It seems to me that there is a case for subject repositories or data centres where the data is specialised, high volume, complex and needs preservation for the very long term. The report apparently covers three interesting and diverse examples of this model.
For the much discussed "long tail" I think that cooperation amongst librarians, data and IT specialists and archivists who can use institutional or regional repositories or data centres is the way forward. JISC and Janet are working to make infrastructure services available to both the major subject data centres and for the more general needs of researchers, because commercial services are beginning to outstrip what the sector can do on its own.
Sent from my iPad
On 2 Apr 2014, at 18:21, "Anna Clements" <[log in to unmask]<mailto:[log in to unmask]>> wrote:
Thanks, Rachel and for the summary - will read in detail but initial question is ...
Is this report then evidence for the need for (inter)national & subject data centres to be developed where none exist .. and so maybe remove the need for institutions to do this themselves - duplicating costs and effort?
Head of Research Data and Information Services
University of St Andrews
St Andrews, Fife,KY16 9AL
On 2 Apr 2014, at 18:16, "Rachel Bruce" <[log in to unmask]<mailto:[log in to unmask]>> wrote:
Apologies for cross-posting – but you might be interested in the following -
Jisc has just published the synthesis report of the value & impact studies of Economic and Social Data Service (ESDS), the Archaeology Data Service (ADS), and the British Atmospheric Data Centre (BADC).
This report is available to download from [http://repository.jisc.ac.uk/5568/1/iDF308_-_Digital_Infrastructure_Directions_Report%2C_Jan14_v1-04.pdf] it summarises and reflects on the findings from a series of recent studies, conducted by Neil Beagrie of Charles Beagrie Ltd. and Prof. John Houghton of Victoria University, into the value and impact of these three well established research data centres . It provides a summary of the key findings from new research and reflects on: the methods that can be used to collect data for such studies; the analytical methods that can be used to explore value, impacts, costs and benefits; and the lessons learnt and recommendations arising from the series of studies as a whole.

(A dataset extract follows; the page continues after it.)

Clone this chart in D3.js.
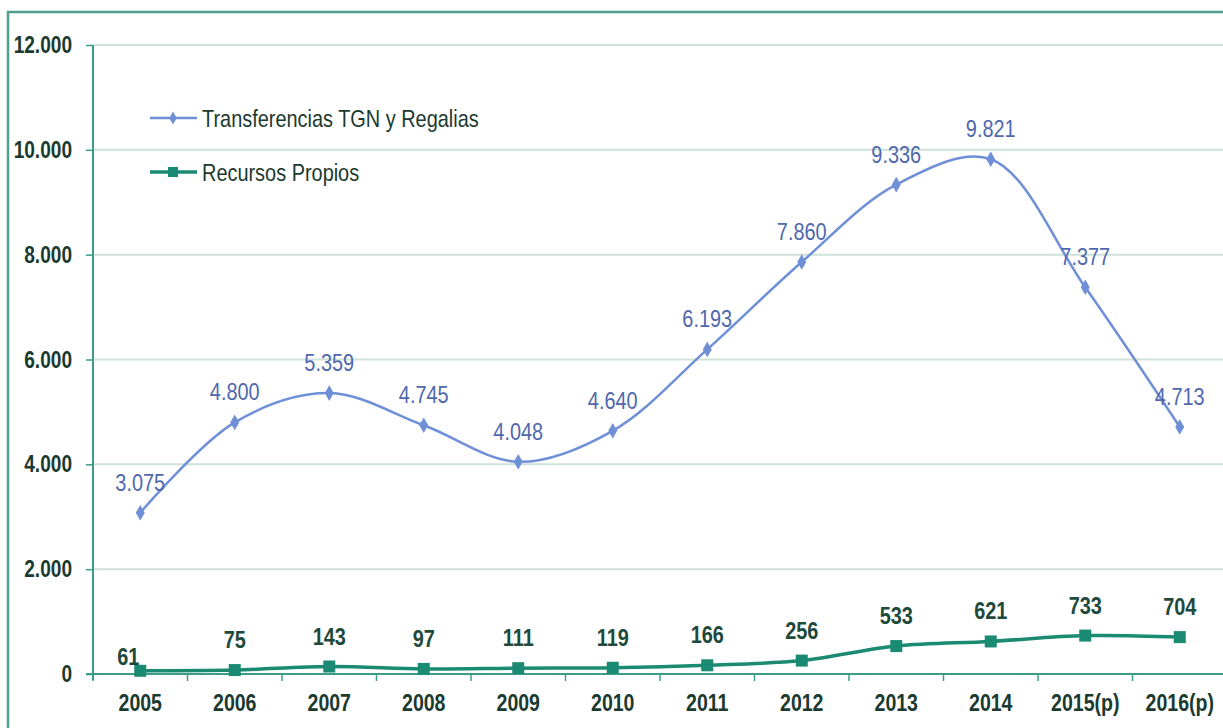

The data centre studies combined quantitative and qualitative approaches in order to quantify value in economic terms and present other, non-economic, impacts and benefits. Uniquely, the studies cover both users and depositors of data, and we believe the surveys of depositors undertaken are the first of their kind. All three studies show a similar pattern of findings, with data sharing via the data centres having a large measurable impact on research efficiency and on return on investment in the data and services. These findings are important for funders, researchers, and data managers, both for making the economic case for investment in data curation and sharing and research data infrastructure, and for ensuring the sustainability of such research data centres.
The quantitative economic analysis indicated that:
· The value to users exceeds the investment made in data sharing and curation via the centres in all three cases – with the benefits from 2.2 to 2.7 times the costs;
· Very significant increases in work efficiency are realised by users as a result of their use of the data centres – with efficiency gains from 2 to 20 times the costs; and
· By facilitating additional use, the data centres significantly increase the returns on investment in the creation/collection of the data hosted – with increases in returns from 2 to 12 times the costs.
The qualitative analysis indicated that:
· Academic users report that the centres are very or extremely important for their research. Between 53% and 61% of respondents across the three surveys reported that it would have a major or severe impact on their work if they could not access the data and services; and
· For depositors, having the data preserved for the long-term and its dissemination being targeted to the academic community are seen as the most beneficial aspects of depositing data with the centres.
An important aim of the studies was to contribute to the further development of impact evaluation methods that can provide estimates of the value and benefits of research data sharing and curation infrastructure investments. This synthesis reflects on lessons learnt and provides a set of recommendations that could help develop future studies of this type.